◆ **SUPPLIED INFORMATION**
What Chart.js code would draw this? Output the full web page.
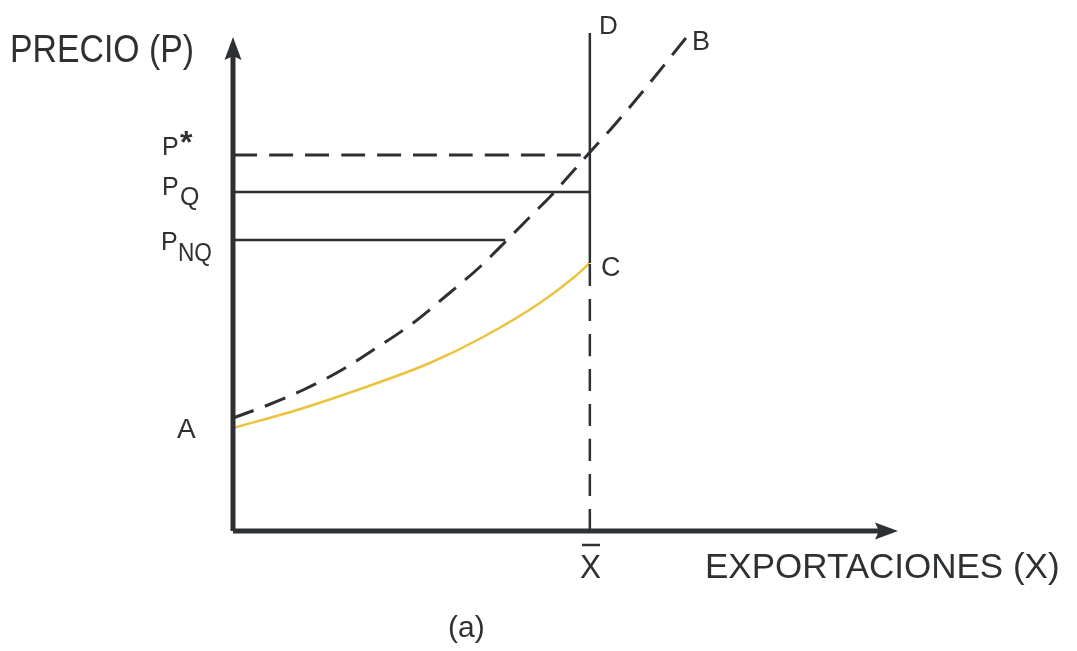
<!DOCTYPE html>
<html>
<head>
<meta charset="utf-8">
<script src="https://cdn.jsdelivr.net/npm/chart.js@4"></script>
<style>
  html, body { margin: 0; padding: 0; background: #ffffff; }
  #wrap { width: 1077px; height: 651px; }
</style>
</head>
<body>
<div id="wrap"><canvas id="c" width="1077" height="651"></canvas></div>
<script>
// ---- data (axis units: x 0..100, y 0..100) ----
const curveACx = [0, 9.6, 19.5, 29.5, 37.5, 46.0, 51.0, 53.5];
const curveACy = [20.6, 24.2, 28.6, 33.6, 38.8, 45.6, 50.6, 53.6];
const curveABx = [0, 5.25, 10.5, 16.3, 20.8, 27.0, 32.1, 37.0, 40.8, 44.8, 47.5, 53.4, 56.8, 61.0, 67.9];
const curveABy = [22.6, 25.2, 28.2, 32.2, 36.0, 41.6, 47.2, 52.8, 57.8, 63.2, 66.8, 75.6, 80.6, 87.2, 98.6];
const xBar = 53.5;
const priceLevels = [75.2, 67.8, 58.2];        // P*, PQ, PNQ
const priceLineEnds = [53.5, 53.5, 40.8];      // where each horizontal ends
const cLevel = 53.6;
const dTop = 99.6;
const xAxisEnd = 99.7;
const yAxisEnd = 98.8;

const INK = '#2e3134';
const YELLOW = '#ecc33e';

function pts(xs, ys) { return xs.map((x, i) => ({ x: x, y: ys[i] })); }

const datasets = [
  // axes
  { data: [{x:0,y:0},{x:xAxisEnd - 2.5,y:0}], borderColor: INK, borderWidth: 5 },
  { data: [{x:0,y:0},{x:0,y:yAxisEnd - 3.5}], borderColor: INK, borderWidth: 5 },
  // P*, dashed
  { data: [{x:0,y:priceLevels[0]},{x:priceLineEnds[0],y:priceLevels[0]}], borderColor: INK, borderWidth: 3, borderDash: [24, 12] },
  // PQ
  { data: [{x:0,y:priceLevels[1]},{x:priceLineEnds[1],y:priceLevels[1]}], borderColor: INK, borderWidth: 2.5 },
  // PNQ
  { data: [{x:0,y:priceLevels[2]},{x:priceLineEnds[2],y:priceLevels[2]}], borderColor: INK, borderWidth: 2.5 },
  // D (solid from C up)
  { data: [{x:xBar,y:cLevel},{x:xBar,y:dTop}], borderColor: INK, borderWidth: 2.5 },
  // dashed from X̄ to C
  { data: [{x:xBar,y:0},{x:xBar,y:cLevel}], borderColor: INK, borderWidth: 2.5, borderDash: [22, 13] },
  // A-C yellow curve
  { data: pts(curveACx, curveACy), borderColor: YELLOW, borderWidth: 2.5, cubicInterpolationMode: 'monotone' },
  // A-B dashed curve
  { data: pts(curveABx, curveABy), borderColor: INK, borderWidth: 3, borderDash: [22, 12], cubicInterpolationMode: 'monotone' }
].map(d => Object.assign({ showLine: true, pointRadius: 0, fill: false, clip: false }, d));

const labelPlugin = {
  id: 'labels',
  afterDatasetsDraw(chart) {
    const ctx = chart.ctx;
    const xs = chart.scales.x, ys = chart.scales.y;
    const X = v => xs.getPixelForValue(v), Y = v => ys.getPixelForValue(v);
    ctx.save();
    ctx.fillStyle = INK;
    ctx.strokeStyle = INK;
    // arrowheads
    const ox = X(0), oy = Y(0);
    const xt = X(xAxisEnd), yt = Y(yAxisEnd);
    ctx.beginPath();
    ctx.moveTo(xt, oy); ctx.lineTo(xt - 23, oy - 8.5); ctx.lineTo(xt - 19, oy); ctx.lineTo(xt - 23, oy + 8.5); ctx.closePath(); ctx.fill();
    ctx.beginPath();
    ctx.moveTo(ox, yt); ctx.lineTo(ox - 8.5, yt + 23); ctx.lineTo(ox, yt + 19); ctx.lineTo(ox + 8.5, yt + 23); ctx.closePath(); ctx.fill();

    const F = 'Liberation Sans, Arial, sans-serif';
    ctx.textBaseline = 'alphabetic';
    ctx.textAlign = 'left';
    function t(s, x, y, size, maxW, weight) {
      ctx.font = (weight || '') + ' ' + size + 'px ' + F;
      if (maxW) ctx.fillText(s, x, y, maxW); else ctx.fillText(s, x, y);
    }
    // axis titles
    t('PRECIO (P)', 10, 62, 39, 184);
    t('EXPORTACIONES (X)', 705, 578, 35, 357);
    t('(a)', 448, 637, 30, 52);
    // price labels
    const pS = Y(priceLevels[0]), pQ = Y(priceLevels[1]), pN = Y(priceLevels[2]);
    t('P', 162, pS, 25);
    t('*', 180, pS - 2, 32, null, 'bold');
    t('P', 162, pQ + 3, 25);
    t('Q', 180, pQ + 13, 25);
    t('P', 161, pN + 10, 25);
    t('NQ', 178, pN + 21, 25, 34);
    // point labels
    t('A', 177, Y(curveACy[0]) + 10, 28);
    t('C', 601, Y(cLevel) + 13, 27);
    t('D', 599, Y(dTop) + 1, 26);
    t('B', 692, Y(curveABy[curveABy.length - 1]) + 12, 27);
    // X-bar
    t('X', 580, oy + 47, 34, 21);
    ctx.lineWidth = 2.5;
    ctx.beginPath(); ctx.moveTo(582, oy + 14); ctx.lineTo(600, oy + 14); ctx.stroke();
    ctx.restore();
  }
};

new Chart(document.getElementById('c'), {
  type: 'scatter',
  data: { datasets: datasets },
  options: {
    responsive: false,
    animation: false,
    events: [],
    layout: { padding: { left: 233, right: 177, top: 31, bottom: 120 } },
    plugins: { legend: { display: false }, tooltip: { enabled: false }, title: { display: false } },
    elements: { line: { tension: 0.4 } },
    scales: {
      x: { type: 'linear', min: 0, max: 100, display: false },
      y: { type: 'linear', min: 0, max: 100, display: false }
    }
  },
  plugins: [labelPlugin]
});
</script>
</body>
</html>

◆ **THE PROBLEM**
Exclude the pictures. Write out the remaining data exactly.

◆ **CORRECT RESPONSE**
What Chart.js code would draw this? Output the full web page.
<!DOCTYPE html>
<html>
<head>
<meta charset="utf-8">
<script src="https://cdn.jsdelivr.net/npm/chart.js@4"></script>
<style>
  html, body { margin: 0; padding: 0; background: #ffffff; }
  #wrap { width: 1077px; height: 651px; }
</style>
</head>
<body>
<div id="wrap"><canvas id="c" width="1077" height="651"></canvas></div>
<script>
// ---- data (axis units: x 0..100, y 0..100) ----
const curveACx = [0, 9.6, 19.5, 29.5, 37.5, 46.0, 51.0, 53.5];
const curveACy = [20.6, 24.2, 28.6, 33.6, 38.8, 45.6, 50.6, 53.6];
const curveABx = [0, 5.25, 10.5, 16.3, 20.8, 27.0, 32.1, 37.0, 40.8, 44.8, 47.5, 53.4, 56.8, 61.0, 67.9];
const curveABy = [22.6, 25.2, 28.2, 32.2, 36.0, 41.6, 47.2, 52.8, 57.8, 63.2, 66.8, 75.6, 80.6, 87.2, 98.6];
const xBar = 53.5;
const priceLevels = [75.2, 67.8, 58.2];        // P*, PQ, PNQ
const priceLineEnds = [53.5, 53.5, 40.8];      // where each horizontal ends
const cLevel = 53.6;
const dTop = 99.6;
const xAxisEnd = 99.7;
const yAxisEnd = 98.8;

const INK = '#2e3134';
const YELLOW = '#ecc33e';

function pts(xs, ys) { return xs.map((x, i) => ({ x: x, y: ys[i] })); }

const datasets = [
  // axes
  { data: [{x:0,y:0},{x:xAxisEnd - 2.5,y:0}], borderColor: INK, borderWidth: 5 },
  { data: [{x:0,y:0},{x:0,y:yAxisEnd - 3.5}], borderColor: INK, borderWidth: 5 },
  // P*, dashed
  { data: [{x:0,y:priceLevels[0]},{x:priceLineEnds[0],y:priceLevels[0]}], borderColor: INK, borderWidth: 3, borderDash: [24, 12] },
  // PQ
  { data: [{x:0,y:priceLevels[1]},{x:priceLineEnds[1],y:priceLevels[1]}], borderColor: INK, borderWidth: 2.5 },
  // PNQ
  { data: [{x:0,y:priceLevels[2]},{x:priceLineEnds[2],y:priceLevels[2]}], borderColor: INK, borderWidth: 2.5 },
  // D (solid from C up)
  { data: [{x:xBar,y:cLevel},{x:xBar,y:dTop}], borderColor: INK, borderWidth: 2.5 },
  // dashed from X̄ to C
  { data: [{x:xBar,y:0},{x:xBar,y:cLevel}], borderColor: INK, borderWidth: 2.5, borderDash: [22, 13] },
  // A-C yellow curve
  { data: pts(curveACx, curveACy), borderColor: YELLOW, borderWidth: 2.5, cubicInterpolationMode: 'monotone' },
  // A-B dashed curve
  { data: pts(curveABx, curveABy), borderColor: INK, borderWidth: 3, borderDash: [22, 12], cubicInterpolationMode: 'monotone' }
].map(d => Object.assign({ showLine: true, pointRadius: 0, fill: false, clip: false }, d));

const labelPlugin = {
  id: 'labels',
  afterDatasetsDraw(chart) {
    const ctx = chart.ctx;
    const xs = chart.scales.x, ys = chart.scales.y;
    const X = v => xs.getPixelForValue(v), Y = v => ys.getPixelForValue(v);
    ctx.save();
    ctx.fillStyle = INK;
    ctx.strokeStyle = INK;
    // arrowheads
    const ox = X(0), oy = Y(0);
    const xt = X(xAxisEnd), yt = Y(yAxisEnd);
    ctx.beginPath();
    ctx.moveTo(xt, oy); ctx.lineTo(xt - 23, oy - 8.5); ctx.lineTo(xt - 19, oy); ctx.lineTo(xt - 23, oy + 8.5); ctx.closePath(); ctx.fill();
    ctx.beginPath();
    ctx.moveTo(ox, yt); ctx.lineTo(ox - 8.5, yt + 23); ctx.lineTo(ox, yt + 19); ctx.lineTo(ox + 8.5, yt + 23); ctx.closePath(); ctx.fill();

    const F = 'Liberation Sans, Arial, sans-serif';
    ctx.textBaseline = 'alphabetic';
    ctx.textAlign = 'left';
    function t(s, x, y, size, maxW, weight) {
      ctx.font = (weight || '') + ' ' + size + 'px ' + F;
      if (maxW) ctx.fillText(s, x, y, maxW); else ctx.fillText(s, x, y);
    }
    // axis titles
    t('PRECIO (P)', 10, 62, 39, 184);
    t('EXPORTACIONES (X)', 705, 578, 35, 357);
    t('(a)', 448, 637, 30, 52);
    // price labels
    const pS = Y(priceLevels[0]), pQ = Y(priceLevels[1]), pN = Y(priceLevels[2]);
    t('P', 162, pS, 25);
    t('*', 180, pS - 2, 32, null, 'bold');
    t('P', 162, pQ + 3, 25);
    t('Q', 180, pQ + 13, 25);
    t('P', 161, pN + 10, 25);
    t('NQ', 178, pN + 21, 25, 34);
    // point labels
    t('A', 177, Y(curveACy[0]) + 10, 28);
    t('C', 601, Y(cLevel) + 13, 27);
    t('D', 599, Y(dTop) + 1, 26);
    t('B', 692, Y(curveABy[curveABy.length - 1]) + 12, 27);
    // X-bar
    t('X', 580, oy + 47, 34, 21);
    ctx.lineWidth = 2.5;
    ctx.beginPath(); ctx.moveTo(582, oy + 14); ctx.lineTo(600, oy + 14); ctx.stroke();
    ctx.restore();
  }
};

new Chart(document.getElementById('c'), {
  type: 'scatter',
  data: { datasets: datasets },
  options: {
    responsive: false,
    animation: false,
    events: [],
    layout: { padding: { left: 233, right: 177, top: 31, bottom: 120 } },
    plugins: { legend: { display: false }, tooltip: { enabled: false }, title: { display: false } },
    elements: { line: { tension: 0.4 } },
    scales: {
      x: { type: 'linear', min: 0, max: 100, display: false },
      y: { type: 'linear', min: 0, max: 100, display: false }
    }
  },
  plugins: [labelPlugin]
});
</script>
</body>
</html>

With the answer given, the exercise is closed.